The Origins of the GPL
The first version of the GNU General Public License was published in 1989—but Stallman had been releasing software under copyleft licenses as part of the GNU Project since as early as 1985. Prior to 1989, each published GNU program had been covered by a license specifically tailored for it. Instead of a single GNU General Public License, there was a GNU CC General Public License, a GDB General Public License, and so on. These licenses were identical except for minor differences: for instance, terms about displaying license notices to users were different for different programs and, unless it covered a program that was just one source file, each license contained the name of the program it applied to.
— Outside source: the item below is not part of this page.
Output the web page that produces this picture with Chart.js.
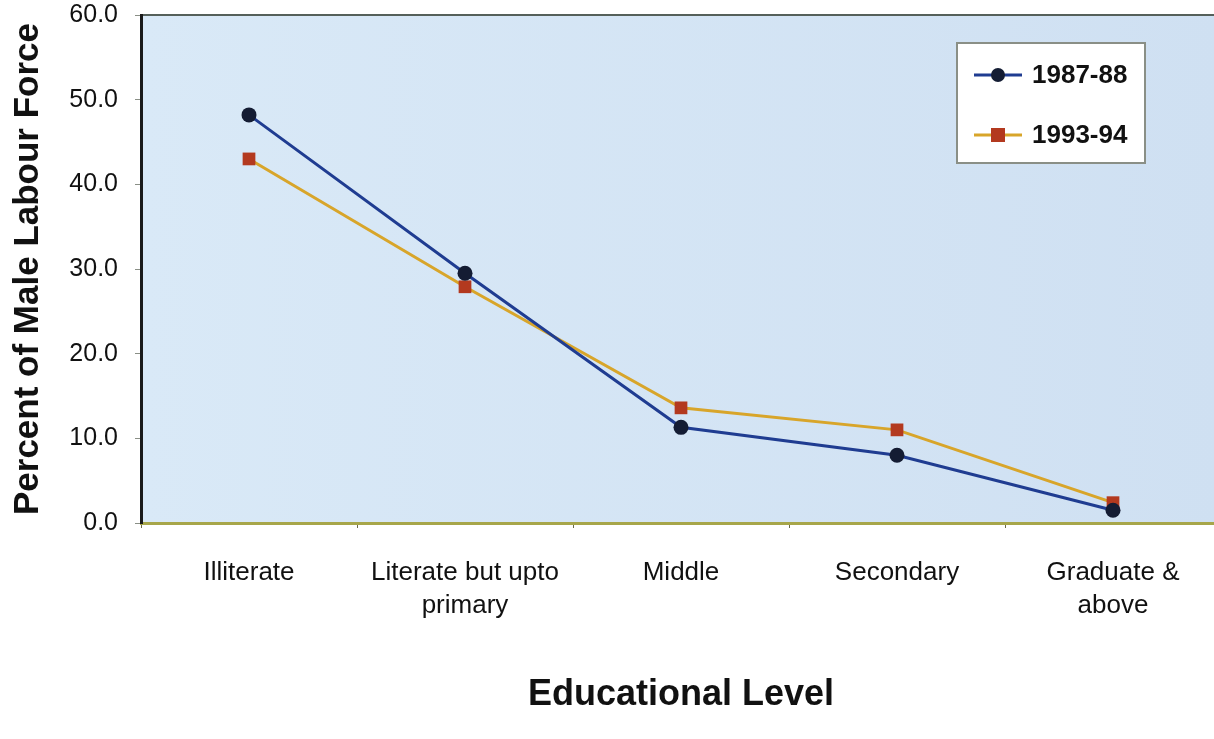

By 1989, Stallman had had enough experience with different GNU packages under slightly different licenses to conclude that it was crucial to unify them into one license that would cover all these packages. He worked with Jerry Cohen, an attorney at Perkins Smith & Cohen LLP, to collect concepts from all the different licenses written up to that point, and bring them together into one license. It was thus that on 1 February 1989 the GNU General Public License was born.
The first version of the license sought to ensure two results: first, that all derived works of the software would be released under the same license and, second, that everyone who received the software would have a chance to get the source code. These requirements implement a strong copyleft by blocking the three main ways of making programs proprietary: with copyright, with end user license agreements, and by not distributing source code.
In comparison to the program-specific licenses that had preceded it, GPL version 1 featured few substantial changes—the GPL was evolutionary, not revolutionary—but it made a big practical difference. Previously, developers who had wanted to copyleft a program had needed to tailor one of the existing licenses to that program. Many had not bothered. With the release of the GPL, those developers had a license they could use out of the box to provide all of their users with freedom to share and change the software. It was a powerful tool.